NVIDIA, UToronto, McGill & Vector Study Delivers Real-Time SDF Rendering & SOTA Complex Geometry Reconstruction
A new study by NVIDIA, University of Toronto, McGill University and the Vector Institute introduces an efficient neural representation that enables real-time rendering of high-fidelity neural SDFs for the first time while delivering SOTA quality geometric reconstruction.
In the paper Neural Geometric Level of Detail: Real-time Rendering with Implicit 3D Shapes, the researchers note that neural approximations of signed distance functions (neural SDFs) have become the go-to choice for many SOTA computer vision and graphics applications. Such systems typically encode the SDFs with a large, fixed-size multi-layer perceptron (MLP)/ neural network to approximate complex shapes with implicit surfaces.
Although neural SDF encoding methods can often achieve SOTA geometry reconstruction quality, they are computationally expensive for real-time graphics, as many forward passes through the large network are required for every pixel. The paper’s first author, Towaki Takikawa, elaborated on Twitter: “Neural SDFs are emerging as a 3D geometry representation for graphics. SDFs are f(x,y,z) = d, a function of position which returns nearest distance to the surface. They are differentiable and smooth, but typical neural SDFs are very slow to render. Why are they slow? SDFs are rendered with an algorithm called sphere tracing, which performs numerous distance queries along the ray. Typical neural SDFs are composed of large MLPs, which makes sphere tracing prohibitively expensive.”

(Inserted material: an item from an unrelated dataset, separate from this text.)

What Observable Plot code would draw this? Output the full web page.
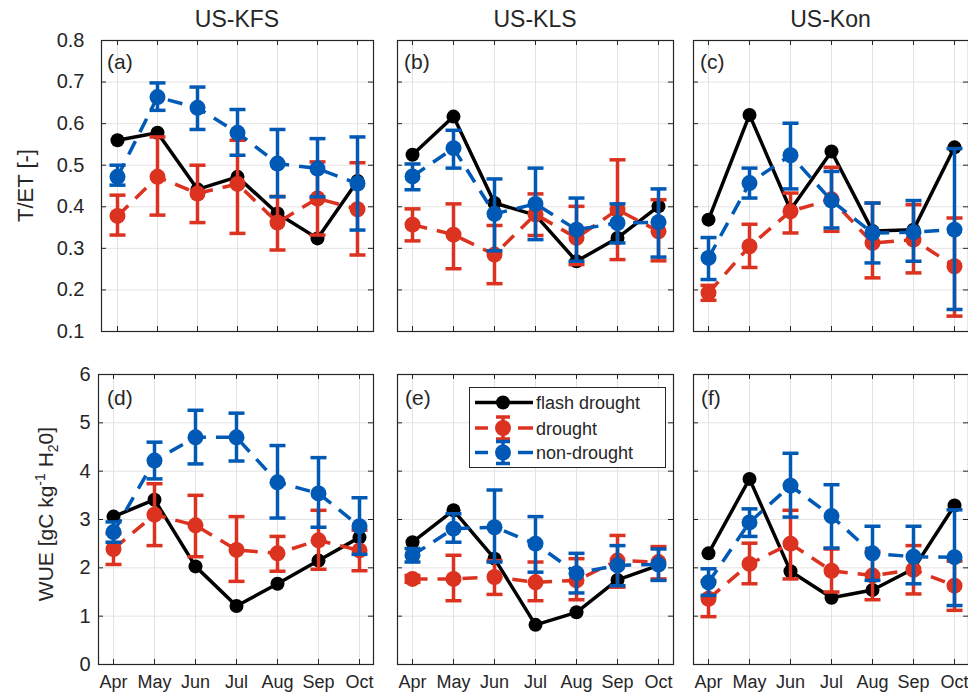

A critical innovation is the researchers’ novel representation for neural SDFs. “We encode geometry using a sparse voxel octree which contains feature vectors at the corners, where the levels of the octree correspond to levels of detail,” Takikawa explains. These vectors can be decoded using a small MLP without compromising the reconstruction quality or generality.
The proposed architecture consists of a model that combines a small surface extraction neural network with a sparse-octree data structure that encodes the geometry and enables neural geometric level of detail (LOD). In computer graphics, LOD refers to 3D shapes filtered to limit feature variations to approximately twice the pixel size in image space to mitigate flickering and accelerate rendering by reducing model complexity. Combined with a tailored sphere tracing algorithm, the proposed method is both computationally performant and highly expressive.
In experiments, the approach achieved a rendering speedup of 2–3 orders of magnitude over baseline networks and state-of-the-art reconstruction quality for complex shapes on both 3D geometric and 3D image-space metrics.
The research team says the study is a big step forward in neural implicit function-based geometry, with potential applications in scene reconstruction, ultra-precise robotics path planning, interactive content creation and beyond.
The paper Neural Geometric Level of Detail: Real-time Rendering with Implicit 3D Surfaces is on arXiv.